8. A non-transitory machine-readable medium according to claim 7 that causes the processor to perform the further steps of generating a plurality of bin values, applying each bin value to a control circuit, generating a control signal having a value corresponding to an amplitude of each bin value, and controlling each of a plurality of respective characteristics in said first media program.

9. A system for controlling a display in a first medium by analysis of contemporaneously available content sources comprising:

a synchronizing source receiving a program from a source in a second medium, the source having components in at least first and second domains;

a transform generator applying a transform to a source in the second medium to transform a signal in the first domain into a signal in the second domain;

a signal generator resolving the second domain signal into a plurality of bin values each indicative of amplitude in a preselected range of the second domain signal;

a control signal generator receiving each bin value and comprising means for producing a control signal in correspondence with each bin value; and

a control circuit coupled to vary the value of characteristics of a program signal in the first medium in correspondence with a respective control signal.
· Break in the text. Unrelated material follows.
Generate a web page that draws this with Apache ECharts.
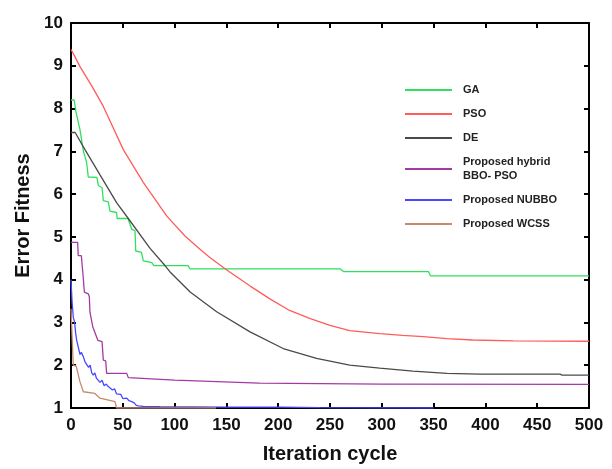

10. A system according to claim 9 wherein the system is coupled to receive a video program in a first medium and contemporaneously available audio content in a second medium.

11. A system according to claim 9 wherein the system is coupled to receive inputs from a second medium comprising portable interactive devices in an audience, wherein the first domain is a parameter based on one parameter of information describing a user generated by an app and wherein the second domain is an amplitude generated in correspondence with the number of occurrences of the parameter within each of a preselected number of ranges.